Task directions> Starting at the first line of the data, print each line verbatim up to and including the line bearing "width=160pt,minimum height=49pt] (ES)", omitting pictures.

Information provided>

○ ○ ○ ○ ○

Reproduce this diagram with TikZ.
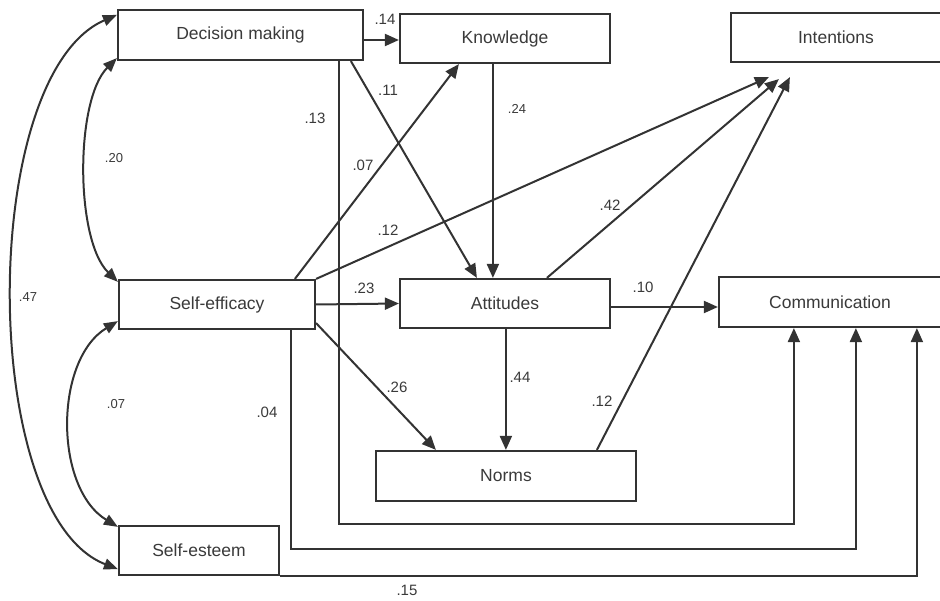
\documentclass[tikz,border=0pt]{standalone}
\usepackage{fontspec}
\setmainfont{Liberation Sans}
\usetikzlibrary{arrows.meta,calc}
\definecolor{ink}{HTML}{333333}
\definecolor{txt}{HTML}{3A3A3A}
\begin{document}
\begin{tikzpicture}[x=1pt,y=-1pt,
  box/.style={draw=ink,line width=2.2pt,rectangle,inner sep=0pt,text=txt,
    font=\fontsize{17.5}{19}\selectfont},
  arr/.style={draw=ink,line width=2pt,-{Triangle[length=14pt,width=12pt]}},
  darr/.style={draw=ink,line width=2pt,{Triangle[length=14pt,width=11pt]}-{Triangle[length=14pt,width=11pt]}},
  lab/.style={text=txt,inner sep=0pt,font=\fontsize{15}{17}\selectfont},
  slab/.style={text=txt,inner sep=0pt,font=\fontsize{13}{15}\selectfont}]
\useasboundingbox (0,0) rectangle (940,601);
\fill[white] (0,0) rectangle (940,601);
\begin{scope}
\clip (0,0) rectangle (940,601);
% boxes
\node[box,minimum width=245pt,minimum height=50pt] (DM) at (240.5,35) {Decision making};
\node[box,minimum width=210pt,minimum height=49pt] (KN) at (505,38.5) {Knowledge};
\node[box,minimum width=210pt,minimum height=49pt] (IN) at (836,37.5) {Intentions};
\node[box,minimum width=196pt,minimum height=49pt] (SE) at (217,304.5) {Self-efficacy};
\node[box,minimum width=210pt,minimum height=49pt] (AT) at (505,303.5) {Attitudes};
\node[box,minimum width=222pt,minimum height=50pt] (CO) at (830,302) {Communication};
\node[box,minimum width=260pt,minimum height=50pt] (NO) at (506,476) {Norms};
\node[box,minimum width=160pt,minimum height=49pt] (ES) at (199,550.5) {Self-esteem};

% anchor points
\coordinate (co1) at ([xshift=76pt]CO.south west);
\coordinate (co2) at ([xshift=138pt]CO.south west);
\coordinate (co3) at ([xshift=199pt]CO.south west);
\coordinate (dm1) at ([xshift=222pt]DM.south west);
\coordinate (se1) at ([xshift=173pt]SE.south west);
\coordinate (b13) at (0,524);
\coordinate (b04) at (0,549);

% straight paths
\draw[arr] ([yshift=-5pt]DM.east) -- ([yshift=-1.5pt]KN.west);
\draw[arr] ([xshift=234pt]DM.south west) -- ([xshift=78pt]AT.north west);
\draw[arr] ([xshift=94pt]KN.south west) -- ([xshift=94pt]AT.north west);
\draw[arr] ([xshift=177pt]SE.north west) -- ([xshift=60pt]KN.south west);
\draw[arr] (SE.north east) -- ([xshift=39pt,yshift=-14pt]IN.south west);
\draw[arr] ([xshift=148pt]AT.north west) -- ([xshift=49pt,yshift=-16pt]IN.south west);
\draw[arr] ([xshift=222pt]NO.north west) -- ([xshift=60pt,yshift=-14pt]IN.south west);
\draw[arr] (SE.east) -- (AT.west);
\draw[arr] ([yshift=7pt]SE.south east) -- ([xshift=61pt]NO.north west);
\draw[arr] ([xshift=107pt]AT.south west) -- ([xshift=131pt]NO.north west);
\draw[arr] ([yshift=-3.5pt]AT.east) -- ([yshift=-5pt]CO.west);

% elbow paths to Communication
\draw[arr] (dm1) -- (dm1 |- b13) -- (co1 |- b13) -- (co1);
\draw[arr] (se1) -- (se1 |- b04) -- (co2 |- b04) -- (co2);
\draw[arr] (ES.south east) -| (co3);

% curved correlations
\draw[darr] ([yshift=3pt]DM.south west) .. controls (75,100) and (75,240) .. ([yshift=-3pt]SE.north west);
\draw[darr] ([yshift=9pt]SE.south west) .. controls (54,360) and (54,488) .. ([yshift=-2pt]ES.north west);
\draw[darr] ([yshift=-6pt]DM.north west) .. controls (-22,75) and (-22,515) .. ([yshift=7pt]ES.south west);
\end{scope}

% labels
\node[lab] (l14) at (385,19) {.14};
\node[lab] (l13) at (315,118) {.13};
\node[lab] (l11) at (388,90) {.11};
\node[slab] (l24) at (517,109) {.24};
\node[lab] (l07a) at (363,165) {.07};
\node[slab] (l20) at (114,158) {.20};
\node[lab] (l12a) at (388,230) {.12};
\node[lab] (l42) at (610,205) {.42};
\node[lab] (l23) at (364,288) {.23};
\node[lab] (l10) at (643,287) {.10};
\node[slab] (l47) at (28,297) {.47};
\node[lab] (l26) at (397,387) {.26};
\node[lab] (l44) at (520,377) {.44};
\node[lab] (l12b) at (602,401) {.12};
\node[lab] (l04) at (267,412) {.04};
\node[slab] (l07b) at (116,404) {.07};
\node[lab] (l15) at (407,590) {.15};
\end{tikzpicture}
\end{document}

○ ○ ○ ○ ○

Solution>
Reproduce this diagram with TikZ.
\documentclass[tikz,border=0pt]{standalone}
\usepackage{fontspec}
\setmainfont{Liberation Sans}
\usetikzlibrary{arrows.meta,calc}
\definecolor{ink}{HTML}{333333}
\definecolor{txt}{HTML}{3A3A3A}
\begin{document}
\begin{tikzpicture}[x=1pt,y=-1pt,
  box/.style={draw=ink,line width=2.2pt,rectangle,inner sep=0pt,text=txt,
    font=\fontsize{17.5}{19}\selectfont},
  arr/.style={draw=ink,line width=2pt,-{Triangle[length=14pt,width=12pt]}},
  darr/.style={draw=ink,line width=2pt,{Triangle[length=14pt,width=11pt]}-{Triangle[length=14pt,width=11pt]}},
  lab/.style={text=txt,inner sep=0pt,font=\fontsize{15}{17}\selectfont},
  slab/.style={text=txt,inner sep=0pt,font=\fontsize{13}{15}\selectfont}]
\useasboundingbox (0,0) rectangle (940,601);
\fill[white] (0,0) rectangle (940,601);
\begin{scope}
\clip (0,0) rectangle (940,601);
% boxes
\node[box,minimum width=245pt,minimum height=50pt] (DM) at (240.5,35) {Decision making};
\node[box,minimum width=210pt,minimum height=49pt] (KN) at (505,38.5) {Knowledge};
\node[box,minimum width=210pt,minimum height=49pt] (IN) at (836,37.5) {Intentions};
\node[box,minimum width=196pt,minimum height=49pt] (SE) at (217,304.5) {Self-efficacy};
\node[box,minimum width=210pt,minimum height=49pt] (AT) at (505,303.5) {Attitudes};
\node[box,minimum width=222pt,minimum height=50pt] (CO) at (830,302) {Communication};
\node[box,minimum width=260pt,minimum height=50pt] (NO) at (506,476) {Norms};
\node[box,minimum width=160pt,minimum height=49pt] (ES) at (199,550.5) {Self-esteem};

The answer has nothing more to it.